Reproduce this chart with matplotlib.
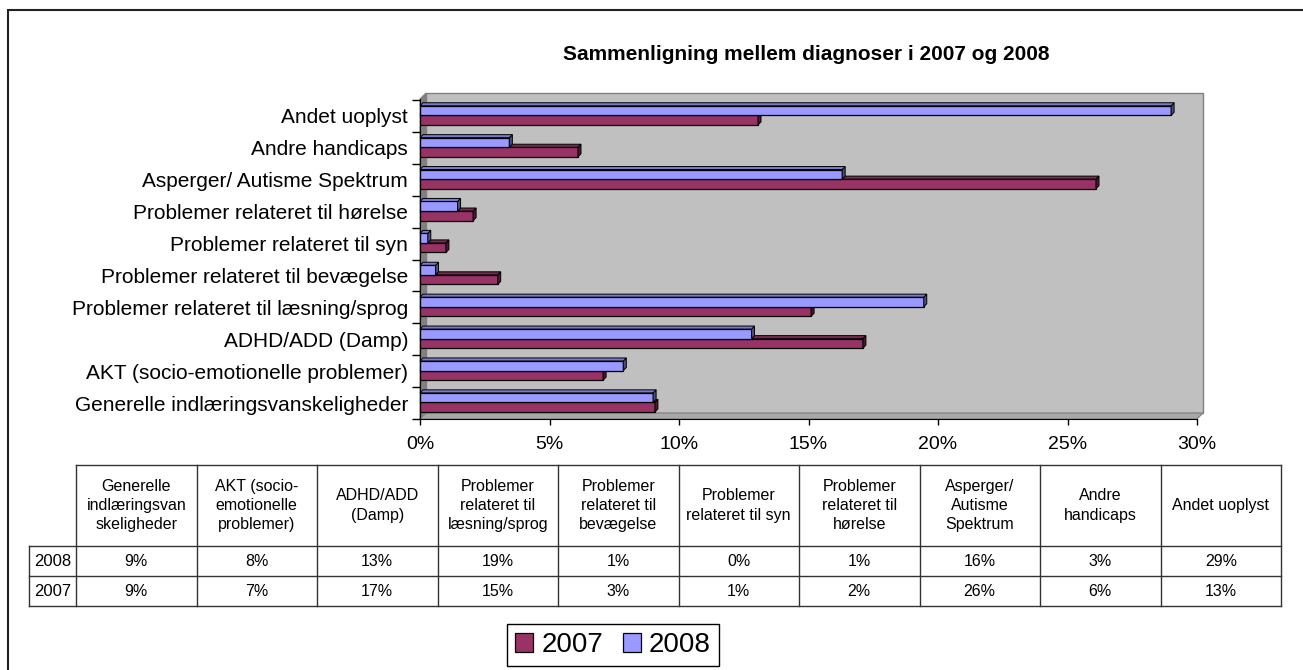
import numpy as np
import matplotlib
matplotlib.use("Agg")
import matplotlib.pyplot as plt
from matplotlib.patches import Polygon

plt.rcParams["font.family"] = ["Liberation Sans", "DejaVu Sans"]

# ================================
# DATA
# ================================

categories = [
    "Generelle indlæringsvanskeligheder",
    "AKT (socio-emotionelle problemer)",
    "ADHD/ADD (Damp)",
    "Problemer relateret til læsning/sprog",
    "Problemer relateret til bevægelse",
    "Problemer relateret til syn",
    "Problemer relateret til hørelse",
    "Asperger/ Autisme Spektrum",
    "Andre handicaps",
    "Andet uoplyst",
]

table_headers = [
    "Generelle\nindlæringsvan\nskeligheder",
    "AKT (socio-\nemotionelle\nproblemer)",
    "ADHD/ADD\n(Damp)",
    "Problemer\nrelateret til\nlæsning/sprog",
    "Problemer\nrelateret til\nbevægelse",
    "Problemer\nrelateret til syn",
    "Problemer\nrelateret til\nhørelse",
    "Asperger/\nAutisme\nSpektrum",
    "Andre\nhandicaps",
    "Andet uoplyst",
]

# percent values
share_2008 = [9.0, 7.85, 12.8, 19.45, 0.6, 0.3, 1.45, 16.3, 3.45, 29.0]
share_2007 = [9.07, 7.07, 17.1, 15.1, 3.0, 1.0, 2.05, 26.1, 6.1, 13.05]

# values printed in the data table
table_2008 = ["9%", "8%", "13%", "19%", "1%", "0%", "1%", "16%", "3%", "29%"]
table_2007 = ["9%", "7%", "17%", "15%", "3%", "1%", "2%", "26%", "6%", "13%"]

x_ticks = [0, 5, 10, 15, 20, 25, 30]

title = "Sammenligning mellem diagnoser i 2007 og 2008"

COL_2007 = "#993366"
COL_2008 = "#9999FF"

# ================================
# FIGURE / CANVAS
# ================================

W, H = 1303, 670
fig = plt.figure(figsize=(W / 100, H / 100), dpi=100)

canvas = fig.add_axes([0, 0, 1, 1])
canvas.set_xlim(0, W)
canvas.set_ylim(H, 0)
canvas.axis("off")

# outer frame (only left and top visible)
canvas.plot([8, 8, W + 5], [H + 5, 10, 10], color="#222222", lw=1.5, solid_joinstyle="miter")

canvas.text(806, 55, title, ha="center", va="center", fontsize=15, fontweight="bold")

# ================================
# CHART
# ================================

X0, X1, YB, YT = 420, 1197, 419, 93
ax = fig.add_axes([X0 / W, 1 - YB / H, (X1 - X0) / W, (YB - YT) / H])
ax.set_facecolor("none")

n = len(categories)
ax.set_xlim(0, 30)
top = n - 0.5 + 7 / 31.9
ax.set_ylim(-0.5, top)

# pseudo 3D walls
dxa = 6 / (X1 - X0)
dya = 6 / (YB - YT)
back = Polygon([(dxa, dya), (1 + dxa, dya), (1 + dxa, 1), (dxa, 1)], closed=True,
               transform=ax.transAxes, facecolor="#C0C0C0", edgecolor="#808080", lw=1,
               clip_on=False, zorder=0)
side = Polygon([(0, 0), (dxa, dya), (dxa, 1), (0, 1 - dya)], closed=True,
               transform=ax.transAxes, facecolor="#808080", edgecolor="#808080", lw=0.8,
               clip_on=False, zorder=0.5)
floor = Polygon([(0, 0), (1, 0), (1 + dxa, dya), (dxa, dya)], closed=True,
                transform=ax.transAxes, facecolor="#A8A8A8", edgecolor="#808080", lw=0.8,
                clip_on=False, zorder=0.5)
for p in (back, side, floor):
    ax.add_patch(p)

y = np.arange(n)
h = 0.3
ddx = 3 / 25.9
ddy = 3 / 31.9


def bar_3d(ax, ypos, vals, front, sidec, topc, z, label):
    bars = ax.barh(ypos, vals, height=h, color=front, edgecolor="black", lw=0.9,
                   zorder=z, label=label)
    for yc, v in zip(ypos, vals):
        yb, yt = yc - h / 2, yc + h / 2
        ax.add_patch(Polygon([(v, yb), (v + ddx, yb + ddy), (v + ddx, yt + ddy), (v, yt)],
                             closed=True, facecolor=sidec, edgecolor="black", lw=0.7,
                             zorder=z, clip_on=False))
        ax.add_patch(Polygon([(0, yt), (ddx, yt + ddy), (v + ddx, yt + ddy), (v, yt)],
                             closed=True, facecolor=topc, edgecolor="black", lw=0.7,
                             zorder=z, clip_on=False))
    return bars


b07 = bar_3d(ax, y - 0.13, share_2007, COL_2007, "#4C1933", "#7A2952", 3, "2007")
b08 = bar_3d(ax, y + 0.17, share_2008, COL_2008, "#4D4D80", "#7A7ACC", 4, "2008")

# axes styling
for s in ("top", "right"):
    ax.spines[s].set_visible(False)
ax.spines["left"].set_bounds(-0.5, top - 6 / 31.9)
ax.spines["bottom"].set_bounds(0, 30)
ax.spines["left"].set_zorder(6)
ax.spines["bottom"].set_zorder(6)

ax.set_yticks(np.arange(-0.5, n, 1.0))
ax.set_yticklabels([])
ax.set_yticks(y, labels=categories, minor=True)
ax.tick_params(axis="y", which="major", length=5.8, width=1, direction="out")
ax.tick_params(axis="y", which="minor", length=0, pad=8.6, labelsize=15)

ax.set_xticks(x_ticks, labels=[f"{t}%" for t in x_ticks])
ax.tick_params(axis="x", length=4.3, width=1, direction="out", pad=8, labelsize=14)

# ================================
# DATA TABLE
# ================================

tx0, tx_year, tx1 = 29, 76, 1281
ty = [465, 546, 576, 606]
col_w = (tx1 - tx_year) / len(table_headers)
col_edges = [tx_year + k * col_w for k in range(len(table_headers) + 1)]
lc = "#333333"

canvas.plot([tx_year, tx1], [ty[0], ty[0]], color=lc, lw=1)
for yy in ty[1:]:
    canvas.plot([tx0, tx1], [yy, yy], color=lc, lw=1)
canvas.plot([tx0, tx0], [ty[1], ty[3]], color=lc, lw=1)
for xe in col_edges:
    canvas.plot([xe, xe], [ty[0], ty[3]], color=lc, lw=1)

for k, head in enumerate(table_headers):
    cx = (col_edges[k] + col_edges[k + 1]) / 2
    canvas.text(cx, (ty[0] + ty[1]) / 2, head, ha="center", va="center",
                fontsize=11.5, linespacing=1.35)
    canvas.text(cx, (ty[1] + ty[2]) / 2, table_2008[k], ha="center", va="center", fontsize=11.5)
    canvas.text(cx, (ty[2] + ty[3]) / 2, table_2007[k], ha="center", va="center", fontsize=11.5)

canvas.text((tx0 + tx_year) / 2, (ty[1] + ty[2]) / 2, "2008", ha="center", va="center", fontsize=12)
canvas.text((tx0 + tx_year) / 2, (ty[2] + ty[3]) / 2, "2007", ha="center", va="center", fontsize=12)

# ================================
# LEGEND
# ================================

leg = fig.legend(handles=[b07, b08], labels=["2007", "2008"], loc="center",
                 bbox_to_anchor=(613 / W, 1 - 645 / H), ncol=2, fontsize=20,
                 frameon=True, fancybox=False, edgecolor="black", framealpha=1,
                 handlelength=0.65, handleheight=0.65, handletextpad=0.3,
                 columnspacing=0.7, borderpad=0.3, borderaxespad=0)
leg.get_frame().set_linewidth(1)

fig.savefig("out.png", dpi=100)
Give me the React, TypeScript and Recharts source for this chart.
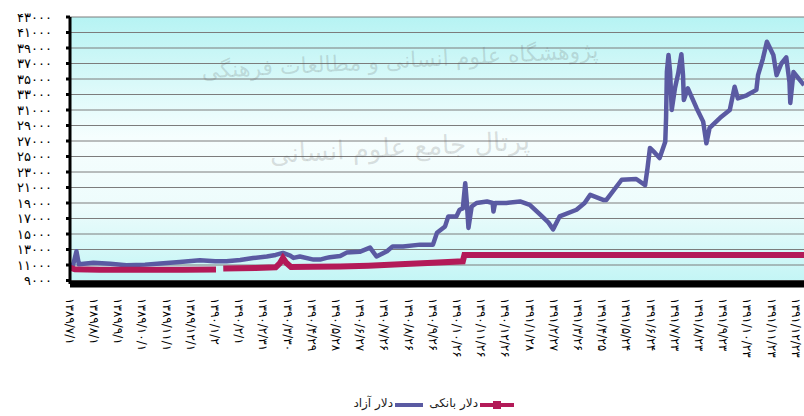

* * *

> Problem requirements: Repeat each entry above word for word, leaving every picture out.

> Output of the task:
Reproduce this chart with matplotlib.
import numpy as np
import matplotlib
matplotlib.use("Agg")
import matplotlib.pyplot as plt
from matplotlib.patches import Polygon

plt.rcParams["font.family"] = ["Liberation Sans", "DejaVu Sans"]

# ================================
# DATA
# ================================

categories = [
    "Generelle indlæringsvanskeligheder",
    "AKT (socio-emotionelle problemer)",
    "ADHD/ADD (Damp)",
    "Problemer relateret til læsning/sprog",
    "Problemer relateret til bevægelse",
    "Problemer relateret til syn",
    "Problemer relateret til hørelse",
    "Asperger/ Autisme Spektrum",
    "Andre handicaps",
    "Andet uoplyst",
]

table_headers = [
    "Generelle\nindlæringsvan\nskeligheder",
    "AKT (socio-\nemotionelle\nproblemer)",
    "ADHD/ADD\n(Damp)",
    "Problemer\nrelateret til\nlæsning/sprog",
    "Problemer\nrelateret til\nbevægelse",
    "Problemer\nrelateret til syn",
    "Problemer\nrelateret til\nhørelse",
    "Asperger/\nAutisme\nSpektrum",
    "Andre\nhandicaps",
    "Andet uoplyst",
]

# percent values
share_2008 = [9.0, 7.85, 12.8, 19.45, 0.6, 0.3, 1.45, 16.3, 3.45, 29.0]
share_2007 = [9.07, 7.07, 17.1, 15.1, 3.0, 1.0, 2.05, 26.1, 6.1, 13.05]

# values printed in the data table
table_2008 = ["9%", "8%", "13%", "19%", "1%", "0%", "1%", "16%", "3%", "29%"]
table_2007 = ["9%", "7%", "17%", "15%", "3%", "1%", "2%", "26%", "6%", "13%"]

x_ticks = [0, 5, 10, 15, 20, 25, 30]

title = "Sammenligning mellem diagnoser i 2007 og 2008"

COL_2007 = "#993366"
COL_2008 = "#9999FF"

# ================================
# FIGURE / CANVAS
# ================================

W, H = 1303, 670
fig = plt.figure(figsize=(W / 100, H / 100), dpi=100)

canvas = fig.add_axes([0, 0, 1, 1])
canvas.set_xlim(0, W)
canvas.set_ylim(H, 0)
canvas.axis("off")

# outer frame (only left and top visible)
canvas.plot([8, 8, W + 5], [H + 5, 10, 10], color="#222222", lw=1.5, solid_joinstyle="miter")

canvas.text(806, 55, title, ha="center", va="center", fontsize=15, fontweight="bold")

# ================================
# CHART
# ================================

X0, X1, YB, YT = 420, 1197, 419, 93
ax = fig.add_axes([X0 / W, 1 - YB / H, (X1 - X0) / W, (YB - YT) / H])
ax.set_facecolor("none")

n = len(categories)
ax.set_xlim(0, 30)
top = n - 0.5 + 7 / 31.9
ax.set_ylim(-0.5, top)

# pseudo 3D walls
dxa = 6 / (X1 - X0)
dya = 6 / (YB - YT)
back = Polygon([(dxa, dya), (1 + dxa, dya), (1 + dxa, 1), (dxa, 1)], closed=True,
               transform=ax.transAxes, facecolor="#C0C0C0", edgecolor="#808080", lw=1,
               clip_on=False, zorder=0)
side = Polygon([(0, 0), (dxa, dya), (dxa, 1), (0, 1 - dya)], closed=True,
               transform=ax.transAxes, facecolor="#808080", edgecolor="#808080", lw=0.8,
               clip_on=False, zorder=0.5)
floor = Polygon([(0, 0), (1, 0), (1 + dxa, dya), (dxa, dya)], closed=True,
                transform=ax.transAxes, facecolor="#A8A8A8", edgecolor="#808080", lw=0.8,
                clip_on=False, zorder=0.5)
for p in (back, side, floor):
    ax.add_patch(p)

y = np.arange(n)
h = 0.3
ddx = 3 / 25.9
ddy = 3 / 31.9


def bar_3d(ax, ypos, vals, front, sidec, topc, z, label):
    bars = ax.barh(ypos, vals, height=h, color=front, edgecolor="black", lw=0.9,
                   zorder=z, label=label)
    for yc, v in zip(ypos, vals):
        yb, yt = yc - h / 2, yc + h / 2
        ax.add_patch(Polygon([(v, yb), (v + ddx, yb + ddy), (v + ddx, yt + ddy), (v, yt)],
                             closed=True, facecolor=sidec, edgecolor="black", lw=0.7,
                             zorder=z, clip_on=False))
        ax.add_patch(Polygon([(0, yt), (ddx, yt + ddy), (v + ddx, yt + ddy), (v, yt)],
                             closed=True, facecolor=topc, edgecolor="black", lw=0.7,
                             zorder=z, clip_on=False))
    return bars


b07 = bar_3d(ax, y - 0.13, share_2007, COL_2007, "#4C1933", "#7A2952", 3, "2007")
b08 = bar_3d(ax, y + 0.17, share_2008, COL_2008, "#4D4D80", "#7A7ACC", 4, "2008")

# axes styling
for s in ("top", "right"):
    ax.spines[s].set_visible(False)
ax.spines["left"].set_bounds(-0.5, top - 6 / 31.9)
ax.spines["bottom"].set_bounds(0, 30)
ax.spines["left"].set_zorder(6)
ax.spines["bottom"].set_zorder(6)

ax.set_yticks(np.arange(-0.5, n, 1.0))
ax.set_yticklabels([])
ax.set_yticks(y, labels=categories, minor=True)
ax.tick_params(axis="y", which="major", length=5.8, width=1, direction="out")
ax.tick_params(axis="y", which="minor", length=0, pad=8.6, labelsize=15)

ax.set_xticks(x_ticks, labels=[f"{t}%" for t in x_ticks])
ax.tick_params(axis="x", length=4.3, width=1, direction="out", pad=8, labelsize=14)

# ================================
# DATA TABLE
# ================================

tx0, tx_year, tx1 = 29, 76, 1281
ty = [465, 546, 576, 606]
col_w = (tx1 - tx_year) / len(table_headers)
col_edges = [tx_year + k * col_w for k in range(len(table_headers) + 1)]
lc = "#333333"

canvas.plot([tx_year, tx1], [ty[0], ty[0]], color=lc, lw=1)
for yy in ty[1:]:
    canvas.plot([tx0, tx1], [yy, yy], color=lc, lw=1)
canvas.plot([tx0, tx0], [ty[1], ty[3]], color=lc, lw=1)
for xe in col_edges:
    canvas.plot([xe, xe], [ty[0], ty[3]], color=lc, lw=1)

for k, head in enumerate(table_headers):
    cx = (col_edges[k] + col_edges[k + 1]) / 2
    canvas.text(cx, (ty[0] + ty[1]) / 2, head, ha="center", va="center",
                fontsize=11.5, linespacing=1.35)
    canvas.text(cx, (ty[1] + ty[2]) / 2, table_2008[k], ha="center", va="center", fontsize=11.5)
    canvas.text(cx, (ty[2] + ty[3]) / 2, table_2007[k], ha="center", va="center", fontsize=11.5)

canvas.text((tx0 + tx_year) / 2, (ty[1] + ty[2]) / 2, "2008", ha="center", va="center", fontsize=12)
canvas.text((tx0 + tx_year) / 2, (ty[2] + ty[3]) / 2, "2007", ha="center", va="center", fontsize=12)

# ================================
# LEGEND
# ================================

leg = fig.legend(handles=[b07, b08], labels=["2007", "2008"], loc="center",
                 bbox_to_anchor=(613 / W, 1 - 645 / H), ncol=2, fontsize=20,
                 frameon=True, fancybox=False, edgecolor="black", framealpha=1,
                 handlelength=0.65, handleheight=0.65, handletextpad=0.3,
                 columnspacing=0.7, borderpad=0.3, borderaxespad=0)
leg.get_frame().set_linewidth(1)

fig.savefig("out.png", dpi=100)
Give me the React, TypeScript and Recharts source for this chart.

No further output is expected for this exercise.